Rhino Factoids: Mama, Mary, and Ms. Mitchell
45 years ago today, ABC aired a TV special which brought together three of the most talented women in the “M” section of the Famous Musicians Phone Directory of 1969: Mama Cass, Mary Travers, and Joni Mitchell.
Okay, so maybe we’re stretching it a little bit by putting Ms. Travers in the “M” section – not to mention by suggesting that there might be such a thing as a Famous Musicians Phone Directory – but if such a publication did exist, we’d like to think that, if you tried just looking up “Mary,” you’d be directed to “See ‘Peter, Paul and Mary.” Moving on…
On June 26, 1969, The Mama Cass Television Program made its debut on ABC, one of two solo variety specials done by Cass Elliott during her career (the second, Don’t Call Me Mama Anymore, aired on CBS in 1973), and if you look beyond the musical guests, there was actually a fourth “M” involved in the proceedings: Martin Landau, who turned up on the special with his then-wife, Barbara Bain, doubtlessly as a bit of cross promotion for Mission: Impossible. But as for the segment featuring the aforementioned threesome, Ms. Mitchell kicks things off with a lovely acoustic rendition of a song which has proven to be one of her most enduring compositions: “Both Sides Now,” from the Clouds album, which had hit stores a little less than two months earlier.
From there, the focus shifts to Ms. Travers, who performs an exuberant version of Laura Nyro’s “And When I Die,” which Mary and her cohorts Peter Yarrow and Paul Stookey had used as the opening track of 1966’s The Peter, Paul and Mary Album.

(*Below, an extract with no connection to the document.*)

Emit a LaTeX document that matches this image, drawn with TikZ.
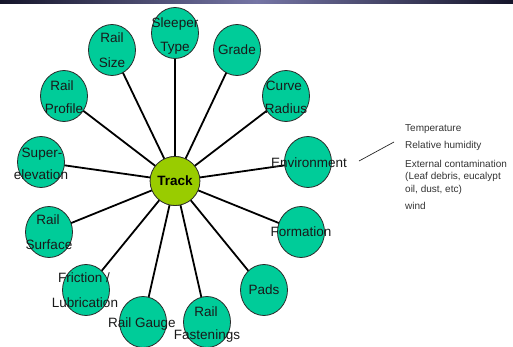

While there’s nothing even remotely resembling smugness in Travers’ performance, one has to imagine that she viewed the opportunity to sing the song on the special as a way of taking it back a bit from Blood, Sweat & Tears, who were having a huge hit with it at the time.
To close out the segment, the trio joins forces – and harmonies – to deliver a cover of “I Shall Be Released,” a song which at that point was known by most folks for the version by The Band than by its writer, Bob Dylan, but it’s likely that the reason it found its way into these proceedings was due to the fact that Peter, Paul and Mary had covered it on their 1968 album, Late Again.
Given the lack of ratings success with attempts to revive the variety show over the past decade or two, it seems likely that we’ll never see the genre thrive again, but when you look back at these clips of Mama, Mary, and Ms. Mitchell teaming up and performing at their best, you can see why there are those who still mourn the format. Given the diversity of guests, you may not necessarily have known what you were going to get from week to week, but 45 years ago this evening, it’s clear that viewers got something truly wonderful.